On how his brother's death affected him
When he died, that was devastating to me. And I started to ask all the questions about what is the role, the meaning, the purpose of life. I was 29 years old, I was six years into my NFL career, and I had no concept — no concept what life was about, and no concept what I was about. And on this journey, I ended up asking the question: What does it mean to be a man? ...
I recognized that everything I had invested my life in — all my accomplishments, my achievements, the stuff I had accumulated — I recognized at that moment they offered no hope or help to my 19-year-old brother — 18-year-old brother — lying on his deathbed. ...
All I had was these old "man up" kind of things — "suck it up, we'll get through this together" — when he really needed the emotional, the nurturing, the love. And I had to really struggle to pull that out of my heart.
On the roles a coach can play in his players' lives
There's two kinds of coaches in America: You're either transactional or you're transformational. Transactional coaches basically use young people for their own identity, their own validation, their own ends. It's always about them — the team first, players' needs down the road.
And then you have transformational coaches. They understand the power, the platform, the position they have in the lives of young people, and they're going to use that to change the arc of every young person's life. I think football is an ideal place — sports in general — team sports are an ideal place to help boys become men. And the great myth in America today is that sports builds character. That's not true in a win-at-all-costs culture. Sports doesn't build character unless the coach models it, nurtures it and teaches it.
On what those philosophies look like on the field
I think there's a lot of screamers, there's a lot of shouters, there's a lot of shamers. My approach is this: Boy, you're in the middle of the game, and some kid's having a tough time. They get beat. ... I tell all my players, "Come on over to me during the game and I'll give you a hug." And you think about the power of a hug versus swearing, shouting, shaming at some kid.
When I played football, I hated [when] some kid would get a knee injury, your teammate would go down and that coach would say move the practice down 20 yards and leave that kid laying there. ... As coaches, we can kneel down next to that kid, you affirm the tears, the pain, the emotions, and you bring all the team around to say, "How can we help Bobby? He's one of us; he's done so much. He had so many dreams." So, you teach them how to build authentic community as men caring for and loving each other.

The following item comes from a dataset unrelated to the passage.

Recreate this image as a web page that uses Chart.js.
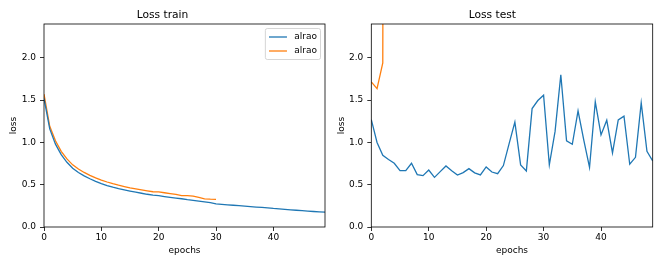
<!DOCTYPE html>
<html><head><meta charset="utf-8">
<script src="https://cdn.jsdelivr.net/npm/chart.js@4"></script>
<style>
body{margin:0;background:#fff;width:664px;height:266px;overflow:hidden;position:relative}
canvas{position:absolute;top:0}
#c1{left:0}#c2{left:332px}
</style></head>
<body>
<canvas id="c1" width="332" height="266"></canvas>
<canvas id="c2" width="332" height="266"></canvas>
<script>
const epochs = [0,1,2,3,4,5,6,7,8,9,10,11,12,13,14,15,16,17,18,19,20,21,22,23,24,25,26,27,28,29,30,31,32,33,34,35,36,37,38,39,40,41,42,43,44,45,46,47,48,49];
const seriesLabels = ['alrao','alrao'];
const chartTitles = ['Loss train','Loss test'];
const xTicks = [0,10,20,30,40];
const yTicks = [0,0.5,1.0,1.5,2.0];

const trainA = [1.52,1.16,0.98,0.855,0.765,0.695,0.645,0.605,0.57,0.54,0.513,0.49,0.47,0.453,0.438,0.424,0.411,0.399,0.387,0.377,0.37,0.36,0.351,0.342,0.334,0.323,0.315,0.306,0.297,0.287,0.274,0.268,0.262,0.257,0.252,0.246,0.241,0.236,0.231,0.226,0.219,0.214,0.208,0.203,0.198,0.193,0.188,0.183,0.179,0.175];
const trainB = [1.57,1.19,1.02,0.895,0.805,0.735,0.685,0.645,0.61,0.58,0.555,0.532,0.512,0.494,0.478,0.463,0.45,0.438,0.427,0.417,0.415,0.405,0.395,0.385,0.372,0.37,0.365,0.35,0.333,0.329,0.327];
const testA = [1.27,1.0,0.847,0.797,0.753,0.666,0.666,0.753,0.619,0.607,0.674,0.587,0.655,0.722,0.666,0.615,0.643,0.69,0.64,0.615,0.71,0.65,0.63,0.726,0.986,1.24,0.734,0.663,1.40,1.495,1.558,0.734,1.13,1.80,1.018,0.978,1.373,1.026,0.706,1.48,1.089,1.262,0.876,1.266,1.31,0.742,0.824,1.467,0.895,0.78];
const testB = [1.715,1.635,1.94,40];

const FONT = '"DejaVu Sans", sans-serif';
const BLUE = '#1f77b4', ORANGE = '#ff7f0e';

const framePlugin = {
  id: 'frame',
  afterDraw(chart) {
    const {ctx, chartArea: a} = chart;
    ctx.save();
    ctx.strokeStyle = '#000';
    ctx.lineWidth = 0.8;
    ctx.strokeRect(a.left, a.top, a.right - a.left, a.bottom - a.top);
    ctx.restore();
  }
};

const legendPlugin = {
  id: 'mplLegend',
  afterDraw(chart) {
    const {ctx, chartArea: a} = chart;
    const ds = chart.data.datasets;
    ctx.save();
    ctx.font = '9px ' + FONT;
    const tw = Math.max(...ds.map(d => ctx.measureText(d.label).width));
    const bp = 3.6, hl = 18, htp = 7.2;
    const w = bp + hl + htp + tw + bp, h = 31;
    const right = a.right - 4.5, top = a.top + 4.5, left = right - w;
    ctx.beginPath();
    ctx.roundRect(left, top, w, h, 2);
    ctx.fillStyle = 'rgba(255,255,255,0.8)';
    ctx.fill();
    ctx.strokeStyle = '#cccccc';
    ctx.lineWidth = 0.8;
    ctx.stroke();
    ds.forEach((d, i) => {
      const y = top + 8.5 + i * 14;
      ctx.beginPath();
      ctx.moveTo(left + bp, y);
      ctx.lineTo(left + bp + hl, y);
      ctx.strokeStyle = d.borderColor;
      ctx.lineWidth = 1.3;
      ctx.stroke();
      ctx.fillStyle = '#000';
      ctx.textBaseline = 'middle';
      ctx.textAlign = 'left';
      ctx.fillText(d.label, left + bp + hl + htp, y);
    });
    ctx.restore();
  }
};

function pts(arr) { return arr.map((v, i) => ({x: epochs[i], y: v})); }

function makeChart(id, title, a, b, yWidth, yTitlePad, padRight, withLegend) {
  const plugins = [framePlugin];
  if (withLegend) plugins.push(legendPlugin);
  return new Chart(document.getElementById(id), {
    type: 'line',
    data: {
      datasets: [
        {label: seriesLabels[0], data: pts(a), borderColor: BLUE, backgroundColor: BLUE, borderWidth: 1.3, pointRadius: 0, tension: 0, fill: false},
        {label: seriesLabels[1], data: pts(b), borderColor: ORANGE, backgroundColor: ORANGE, borderWidth: 1.3, pointRadius: 0, tension: 0, fill: false}
      ]
    },
    plugins: plugins,
    options: {
      responsive: false, animation: false, devicePixelRatio: 1,
      layout: {padding: {left: 0, right: padRight, top: 0, bottom: 0}},
      plugins: {
        legend: {display: false}, tooltip: {enabled: false},
        title: {display: true, text: title, color: '#000',
          font: {family: FONT, size: 10.7, weight: 'normal', lineHeight: 1.2},
          padding: {top: 9, bottom: 2.16}}
      },
      scales: {
        x: {
          type: 'linear', min: 0, max: 49,
          afterBuildTicks: s => { s.ticks = xTicks.map(v => ({value: v})); },
          afterFit: s => { s.height = 39; },
          grid: {drawOnChartArea: false, drawTicks: true, tickLength: 4, color: '#000', lineWidth: 0.8},
          border: {display: false},
          ticks: {color: '#000', font: {family: FONT, size: 9}, padding: 1, maxRotation: 0, autoSkip: false,
            callback: v => String(v)},
          title: {display: true, text: 'epochs', color: '#000', font: {family: FONT, size: 9, lineHeight: 1.2},
            padding: {top: 0, bottom: 10.2}}
        },
        y: {
          type: 'linear', min: 0, max: 2.4,
          afterBuildTicks: s => { s.ticks = yTicks.map(v => ({value: v})); },
          afterFit: s => { s.width = yWidth; },
          grid: {drawOnChartArea: false, drawTicks: true, tickLength: 4, color: '#000', lineWidth: 0.8},
          border: {display: false},
          ticks: {color: '#000', font: {family: FONT, size: 9}, padding: 4, autoSkip: false,
            callback: v => Number(v).toFixed(1)},
          title: {display: true, text: 'loss', color: '#000', font: {family: FONT, size: 9, lineHeight: 1.2},
            padding: {top: yTitlePad, bottom: 0}}
        }
      }
    }
  });
}

makeChart('c1', chartTitles[0], trainA, trainB, 44, 8.3, 7, true);
makeChart('c2', chartTitles[1], testA, testB, 39.3, 4.6, 11.3, false);
</script>
</body></html>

On the changes he's seen in ideas of masculinity
I think those three lies of masculinity — athletic ability, sexual conquest, economic success — in many ways, those things have been heightened. You have this increase in social media. You have young boys coming into this world, and they are hit 24/7. They're given all kinds of negative messages about their masculinity. They've been conditioned, and they have way more messaging out of this culture than I ever had as a young boy. I think in many respects, it's more difficult. There's more negative messaging out there and less positive.
On what it means to be a man
It think it can only be defined by two things: One, it's your capacity to love and to be loved. Masculinity ought to be defined in terms of relationships. Second thing, it ought to be defined by commitment to a cause. All of us have a responsibility to give back, to make the world more fair, more just, more hospitable for every human being. So I think it's about relationships and commitments to a cause. That's the underline of all humanity — men and women.